Ace Indian shuttler Saina Nehwal has said winning the Bronze medal in the World Championship at Glasgow was special as it came after her recovery from a career-threatening knee injury. “It is wonderful to win a medal. It (winning a medal) becomes prestigious in World Championship or Olympics. I am lucky to have won a silver in 2015 and a bronze in 2017,” Saina told PTI in an interview. “I liked the medal (more) as it came after I met with a career-threatening injury,” added the 27-year-old, who had to undergo a knee surgery after crashing out of the Rio Olympics early do to a serious injury.
Recalling the strenuous process of recovery post the surgery, Saina said she could get back into international badminton due to the support of her physios and coach Vimal Kumar.

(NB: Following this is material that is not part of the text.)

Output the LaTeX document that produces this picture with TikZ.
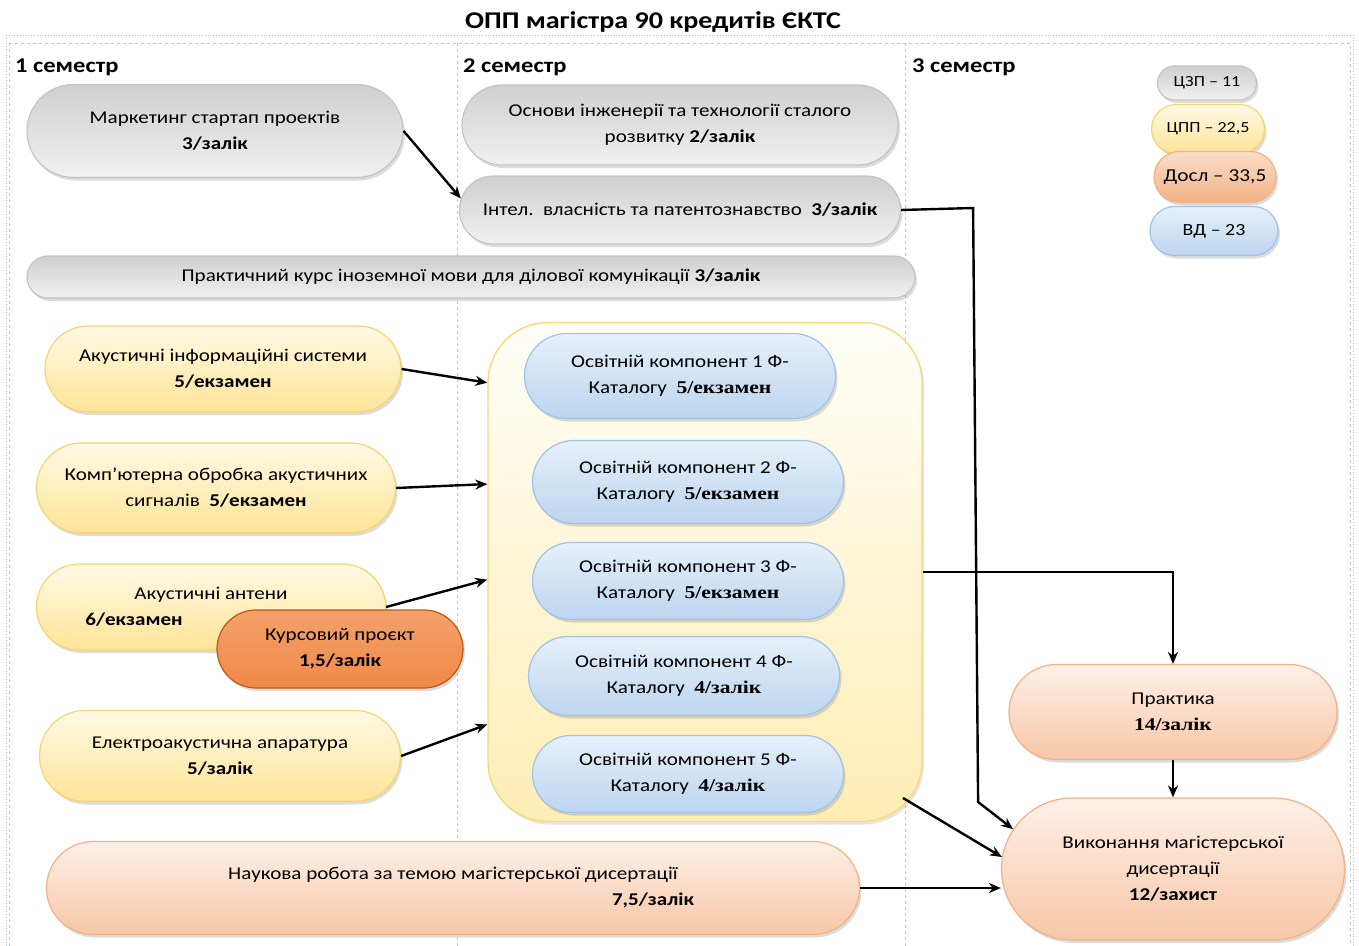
\documentclass[tikz,border=0pt]{standalone}
\usepackage{fontspec}
\setmainfont{Carlito}[FakeStretch=1.17]
\newfontfamily\cambria{Liberation Serif}[FakeStretch=1.2]
\usetikzlibrary{arrows.meta,shapes.misc,shadows}

\definecolor{greytop}{HTML}{CFCFCF}
\definecolor{greybot}{HTML}{F1F1F1}
\definecolor{greyline}{HTML}{C4C4C4}
\definecolor{yeltop}{HTML}{FFFAE6}
\definecolor{yelbot}{HTML}{FFE497}
\definecolor{yelline}{HTML}{F7D46E}
\definecolor{bluetop}{HTML}{E6F0FA}
\definecolor{bluebot}{HTML}{BCD5EF}
\definecolor{blueline}{HTML}{9FC3E6}
\definecolor{peachtop}{HTML}{FEF0E7}
\definecolor{peachbot}{HTML}{F7C7A6}
\definecolor{peachline}{HTML}{F3B185}
\definecolor{orangetop}{HTML}{F2A06A}
\definecolor{orangemid}{HTML}{ED7D31}
\definecolor{orangebot}{HTML}{F08A48}
\definecolor{orangeline}{HTML}{C0580F}
\definecolor{conttop}{HTML}{FFFEF8}
\definecolor{contbot}{HTML}{FFEDB5}
\definecolor{contline}{HTML}{F9D878}
\definecolor{dotblue}{HTML}{9CC2E8}

\tikzset{
  pill/.style={rounded rectangle, line width=1.2pt, align=center, inner sep=2pt,
    font=\fontsize{18}{26}\selectfont,
    drop shadow={shadow xshift=2pt,shadow yshift=-3pt,opacity=0.28}},
  greypill/.style={pill, draw=greyline, top color=greytop, bottom color=greybot},
  yellowpill/.style={pill, draw=yelline, top color=yeltop, bottom color=yelbot},
  bluepill/.style={pill, draw=blueline, top color=bluetop, bottom color=bluebot},
  peachpill/.style={pill, draw=peachline, top color=peachtop, bottom color=peachbot},
  orangepill/.style={pill, draw=orangeline, top color=orangetop, middle color=orangemid, bottom color=orangebot},
  contbox/.style={rectangle, rounded corners=60pt, line width=1.4pt, draw=contline,
    top color=conttop, bottom color=contbot,
    drop shadow={shadow xshift=2pt,shadow yshift=-3pt,opacity=0.2}},
  semlabel/.style={anchor=west, inner sep=0pt, font=\bfseries\fontsize{21}{24}\selectfont},
  arr/.style={-{Stealth[length=12pt,width=10pt]}, line width=2.4pt, black},
  frame/.style={gray!45, dashed, line width=0.7pt},
}

\begin{document}
\begin{tikzpicture}[x=1pt,y=-1pt]
  \useasboundingbox (0,0) rectangle (1359,945);
  % frame and semester columns
  \draw[dotblue, dotted, line width=0.8pt] (6,35) -- (1353,35) -- (1353,950);
  \draw[dotblue, dotted, line width=0.8pt] (6,35) -- (6,950);
  \draw[frame] (9,43) -- (1350,43) -- (1350,950);
  \draw[frame] (9,43) -- (9,950);
  \draw[frame] (457,43) -- (457,950);
  \draw[frame] (905,43) -- (905,950);

  \node[font=\bfseries\fontsize{24}{28}\selectfont] (title) at (653,22) {ОПП магістра 90 кредитів ЄКТС};
  \node[semlabel] (sem1) at (15,67) {1 семестр};
  \node[semlabel] (sem2) at (463,67) {2 семестр};
  \node[semlabel] (sem3) at (912,67) {3 семестр};

  % grey courses
  \node[greypill, minimum width=380, minimum height=93] (mkt) at (215,131) {Маркетинг стартап проектів\\\textbf{3/залік}};
  \node[greypill, minimum width=440, minimum height=80] (osn) at (680,125) {Основи інженерії та технології сталого\\розвитку \textbf{2/залік}};
  \node[greypill, minimum width=445, minimum height=68] (intel) at (680,210) {Інтел.\ \ власність та патентознавство\ \ \textbf{3/залік}};
  \node[greypill, minimum width=892, minimum height=42] (lang) at (471,277) {Практичний курс іноземної мови для ділової комунікації \textbf{3/залік}};

  % yellow courses
  \node[yellowpill, minimum width=360, minimum height=86] (aks) at (223,369) {Акустичні інформаційні системи\\\textbf{5/екзамен}};
  \node[yellowpill, minimum width=363, minimum height=90] (comp) at (216,488) {Комп'ютерна обробка акустичних\\сигналів\ \ \textbf{5/екзамен}};
  \node[yellowpill, minimum width=353, minimum height=86] (ant) at (211,607) {Акустичні антени\\\textbf{6/екзамен}\hspace*{154pt}};
  \node[orangepill, minimum width=250, minimum height=78] (kurs) at (340,649) {Курсовий проєкт\\\textbf{1,5/залік}};
  \node[yellowpill, minimum width=365, minimum height=91] (elec) at (220,756) {Електроакустична апаратура\\\textbf{5/залік}};

  % elective block
  \node[contbox, minimum width=434, minimum height=499] (cont) at (705,572) {};
  \foreach \i/\x/\y/\h/\crd/\fm in {1/680/376/85/5/екзамен, 2/688/482/83/5/екзамен, 3/688/581/77/5/екзамен, 4/684/676/79/4/залік, 5/688/774/77/4/залік}
    \node[bluepill, minimum width=315, minimum height=\h] (oc\i) at (\x,\y) {Освітній компонент \i\ Ф-\\Каталогу\ \ {\cambria\bfseries \crd/\fm}};

  % research and final
  \node[peachpill, minimum width=817, minimum height=93] (nauk) at (453,888) {Наукова робота за темою магістерської дисертації\\\hspace*{400pt}\textbf{7,5/залік}};
  \node[peachpill, minimum width=332, minimum height=95] (prak) at (1173,712) {Практика\\{\cambria\bfseries 14/залік}};
  \node[peachpill, minimum width=347, minimum height=142] (vyk) at (1173,869) {Виконання магістерської\\дисертації\\\textbf{12/захист}};

  % legend
  \node[greypill, minimum width=103, minimum height=34, font=\fontsize{15.4}{18}\selectfont] (czp) at (1207,83) {ЦЗП – 11};
  \node[yellowpill, minimum width=117, minimum height=49, font=\fontsize{15.4}{18}\selectfont] (cpp) at (1208,129) {ЦПП – 22,5};
  \node[peachpill, draw=peachline, top color=peachbot!60, bottom color=peachline, minimum width=126, minimum height=51, font=\fontsize{18.2}{22}\selectfont] (dosl) at (1215,177) {Досл – 33,5};
  \node[bluepill, minimum width=132, minimum height=49, font=\fontsize{17}{20}\selectfont] (vd) at (1214,231) {ВД – 23};

  % connectors
  \coordinate (contout) at (903,798);
  \draw[arr] (mkt.east) -- (intel.177);
  \draw[arr] (intel.east) -- ++(72,-2) -- ++(5,594) -- (vyk.166);
  \draw[arr] (aks.east) -- (cont.139.4);
  \draw[arr] (comp.east) -- (cont.158.7);
  \draw[arr] (ant.east) -- (cont.182.1);
  \draw[arr] (elec.east) -- (cont.215.9);
  \draw[arr, line width=2pt] (cont.east) -| (prak.north);
  \draw[arr] (contout) -- (vyk.176);
  \draw[arr] (nauk.east) -- (nauk.east -| vyk.west);
  \draw[arr] (prak.south) -- (vyk.north);
\end{tikzpicture}
\end{document}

“(In September last year) after major ortho surgery for a week, physios Chandan Poddar and Arvind Nigam helped me; then my coach Vimal sir helped me slowly to come to the position where I am,” she said.
World championships 2017 bronze medal in Scotland ( Emirates arena ) …?? pic.twitter.com/wSmx49IJdr
— Saina Nehwal (@NSaina) August 27, 2017
Despite not being fully fit, Saina tried to defend her title at China Open but she lost in the first round in November last yesterday.

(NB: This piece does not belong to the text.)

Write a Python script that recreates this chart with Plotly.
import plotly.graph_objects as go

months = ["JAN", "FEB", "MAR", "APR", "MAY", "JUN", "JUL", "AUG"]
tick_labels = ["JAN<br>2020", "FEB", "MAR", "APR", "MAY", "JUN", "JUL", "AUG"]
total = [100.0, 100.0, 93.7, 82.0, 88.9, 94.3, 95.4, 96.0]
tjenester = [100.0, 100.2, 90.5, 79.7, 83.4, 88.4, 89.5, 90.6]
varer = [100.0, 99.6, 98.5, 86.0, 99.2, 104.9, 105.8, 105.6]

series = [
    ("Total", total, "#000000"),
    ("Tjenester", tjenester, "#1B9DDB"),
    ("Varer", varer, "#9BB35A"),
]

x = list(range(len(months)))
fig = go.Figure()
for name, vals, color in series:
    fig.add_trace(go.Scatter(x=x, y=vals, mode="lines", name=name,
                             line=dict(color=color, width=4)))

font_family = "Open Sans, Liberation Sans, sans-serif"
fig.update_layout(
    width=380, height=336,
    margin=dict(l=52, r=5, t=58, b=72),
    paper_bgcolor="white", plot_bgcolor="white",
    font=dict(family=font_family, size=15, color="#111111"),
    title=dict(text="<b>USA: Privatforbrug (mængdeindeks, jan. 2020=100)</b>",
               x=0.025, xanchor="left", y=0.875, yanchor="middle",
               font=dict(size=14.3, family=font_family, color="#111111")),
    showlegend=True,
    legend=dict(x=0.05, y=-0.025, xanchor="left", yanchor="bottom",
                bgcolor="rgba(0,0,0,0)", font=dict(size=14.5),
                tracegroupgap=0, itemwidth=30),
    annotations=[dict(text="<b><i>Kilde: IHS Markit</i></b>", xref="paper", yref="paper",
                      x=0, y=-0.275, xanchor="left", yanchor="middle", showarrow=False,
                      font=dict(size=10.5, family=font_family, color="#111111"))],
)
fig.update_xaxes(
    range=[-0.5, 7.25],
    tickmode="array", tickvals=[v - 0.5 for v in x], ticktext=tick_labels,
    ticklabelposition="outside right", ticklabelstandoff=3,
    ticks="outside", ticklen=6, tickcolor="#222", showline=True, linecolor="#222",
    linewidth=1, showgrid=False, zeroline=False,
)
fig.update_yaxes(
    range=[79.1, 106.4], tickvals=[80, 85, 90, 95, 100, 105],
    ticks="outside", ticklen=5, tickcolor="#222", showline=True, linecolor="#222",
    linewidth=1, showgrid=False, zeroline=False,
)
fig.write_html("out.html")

“I played tournament in November in China and lost in the first round. But soon I recovered well and played Macau Open and Hong Kong Open a week later and reached QF (Quarter Finals) of both the tournaments.
“I won Malaysia Open Gold and and reached quarterfinals at India open, Indonesia open and Australia open and now this medal in World Championship, it is quite satisfying,” she said.

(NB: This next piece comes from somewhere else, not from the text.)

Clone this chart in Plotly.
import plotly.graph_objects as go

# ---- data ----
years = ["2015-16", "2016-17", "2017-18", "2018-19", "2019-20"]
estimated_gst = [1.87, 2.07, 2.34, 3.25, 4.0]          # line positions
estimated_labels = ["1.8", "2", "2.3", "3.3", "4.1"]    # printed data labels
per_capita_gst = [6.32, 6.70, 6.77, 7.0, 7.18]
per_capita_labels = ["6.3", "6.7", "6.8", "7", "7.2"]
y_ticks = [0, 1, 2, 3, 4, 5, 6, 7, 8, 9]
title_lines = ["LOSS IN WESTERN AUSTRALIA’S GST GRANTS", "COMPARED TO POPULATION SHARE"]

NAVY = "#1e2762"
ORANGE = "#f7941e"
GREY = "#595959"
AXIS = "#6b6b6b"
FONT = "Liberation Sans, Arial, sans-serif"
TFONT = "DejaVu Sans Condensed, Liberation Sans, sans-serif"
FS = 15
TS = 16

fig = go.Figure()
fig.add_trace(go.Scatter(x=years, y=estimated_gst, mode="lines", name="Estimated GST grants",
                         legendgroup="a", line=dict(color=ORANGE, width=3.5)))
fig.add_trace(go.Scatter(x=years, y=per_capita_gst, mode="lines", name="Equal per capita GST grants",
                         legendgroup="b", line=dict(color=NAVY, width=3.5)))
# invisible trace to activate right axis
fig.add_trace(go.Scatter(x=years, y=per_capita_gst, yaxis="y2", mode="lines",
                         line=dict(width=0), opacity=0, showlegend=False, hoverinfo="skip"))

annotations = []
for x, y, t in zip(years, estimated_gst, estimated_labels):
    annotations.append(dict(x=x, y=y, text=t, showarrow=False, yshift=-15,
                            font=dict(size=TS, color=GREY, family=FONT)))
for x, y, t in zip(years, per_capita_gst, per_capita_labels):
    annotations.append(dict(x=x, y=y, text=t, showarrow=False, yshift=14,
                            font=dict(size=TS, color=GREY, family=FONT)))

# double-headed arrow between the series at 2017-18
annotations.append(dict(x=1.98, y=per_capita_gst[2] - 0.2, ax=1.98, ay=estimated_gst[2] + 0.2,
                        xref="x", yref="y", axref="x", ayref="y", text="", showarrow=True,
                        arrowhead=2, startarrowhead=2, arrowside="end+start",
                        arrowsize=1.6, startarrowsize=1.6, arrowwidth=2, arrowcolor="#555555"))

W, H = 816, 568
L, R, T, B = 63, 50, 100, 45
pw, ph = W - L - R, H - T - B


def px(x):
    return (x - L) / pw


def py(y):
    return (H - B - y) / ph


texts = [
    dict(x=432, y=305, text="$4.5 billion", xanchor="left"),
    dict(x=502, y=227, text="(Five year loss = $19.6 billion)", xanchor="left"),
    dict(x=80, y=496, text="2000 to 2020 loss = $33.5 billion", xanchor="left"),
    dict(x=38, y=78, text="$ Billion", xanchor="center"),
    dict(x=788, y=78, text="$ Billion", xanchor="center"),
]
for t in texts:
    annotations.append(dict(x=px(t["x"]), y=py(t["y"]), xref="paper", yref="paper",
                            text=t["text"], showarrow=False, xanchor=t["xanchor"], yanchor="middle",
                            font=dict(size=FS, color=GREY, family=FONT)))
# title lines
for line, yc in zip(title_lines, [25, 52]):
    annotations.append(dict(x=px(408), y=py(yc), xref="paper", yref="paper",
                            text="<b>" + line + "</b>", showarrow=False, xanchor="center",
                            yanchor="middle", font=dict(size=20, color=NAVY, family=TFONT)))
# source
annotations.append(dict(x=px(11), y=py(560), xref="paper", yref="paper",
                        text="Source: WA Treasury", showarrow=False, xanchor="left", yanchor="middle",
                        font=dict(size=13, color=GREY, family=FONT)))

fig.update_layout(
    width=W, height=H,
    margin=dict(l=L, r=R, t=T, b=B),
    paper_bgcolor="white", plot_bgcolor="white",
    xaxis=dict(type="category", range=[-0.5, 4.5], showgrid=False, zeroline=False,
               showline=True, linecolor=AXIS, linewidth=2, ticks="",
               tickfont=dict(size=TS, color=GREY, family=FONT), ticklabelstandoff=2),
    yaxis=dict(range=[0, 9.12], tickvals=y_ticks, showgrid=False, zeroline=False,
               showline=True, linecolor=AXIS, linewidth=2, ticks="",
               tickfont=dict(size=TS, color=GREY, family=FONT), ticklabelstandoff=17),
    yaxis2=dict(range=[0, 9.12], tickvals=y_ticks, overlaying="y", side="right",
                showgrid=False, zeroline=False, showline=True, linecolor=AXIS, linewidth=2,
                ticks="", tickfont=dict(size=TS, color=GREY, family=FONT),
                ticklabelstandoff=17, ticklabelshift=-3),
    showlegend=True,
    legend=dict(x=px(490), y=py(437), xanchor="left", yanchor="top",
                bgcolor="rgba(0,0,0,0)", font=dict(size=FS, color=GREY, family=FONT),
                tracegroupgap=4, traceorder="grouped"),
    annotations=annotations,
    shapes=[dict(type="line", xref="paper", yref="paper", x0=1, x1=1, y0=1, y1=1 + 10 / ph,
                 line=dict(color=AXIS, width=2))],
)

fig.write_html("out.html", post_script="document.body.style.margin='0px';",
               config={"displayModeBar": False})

Saina said she was confident of winning a medal at Glasgow as she had better records against World No. 3 Sung Ji Hyun, Scotland’s Kristy Gilmour and also Japan’s Nozomi Okuhara, who finally won the Gold medal.
The Indian said she could have defeated Okuhara in the semifinals had the matches been scheduled properly.
“I was sure to win a medal at Glasgow, I defeated Sung and my record is 7-2, I defeated Kristy in quarters, a young player from host country, and the win was satisfying.
“I lost to Okuhara but I was sure to win over her in this tournament. But I lost in three sets because of less rest between two matches. Still I am happy that I won a medal,” she said.
“If scheduling is done properly, the player who played a big match in the late previous evening, might get some rest. I hope I will work on this issue in future too,” she said.
Talking about her future events, Saina said: “I may miss Korea open and may play Japan open.”
Saina also said international badminton matches have become more competitive and their duration have increased compared to earlier times.
“I do agree. If we see duration wise, the time spent in three sets is much more as compared to earlier times. My match lasted for 74 minutes, which is tiring. This is seen in all matches,” she said.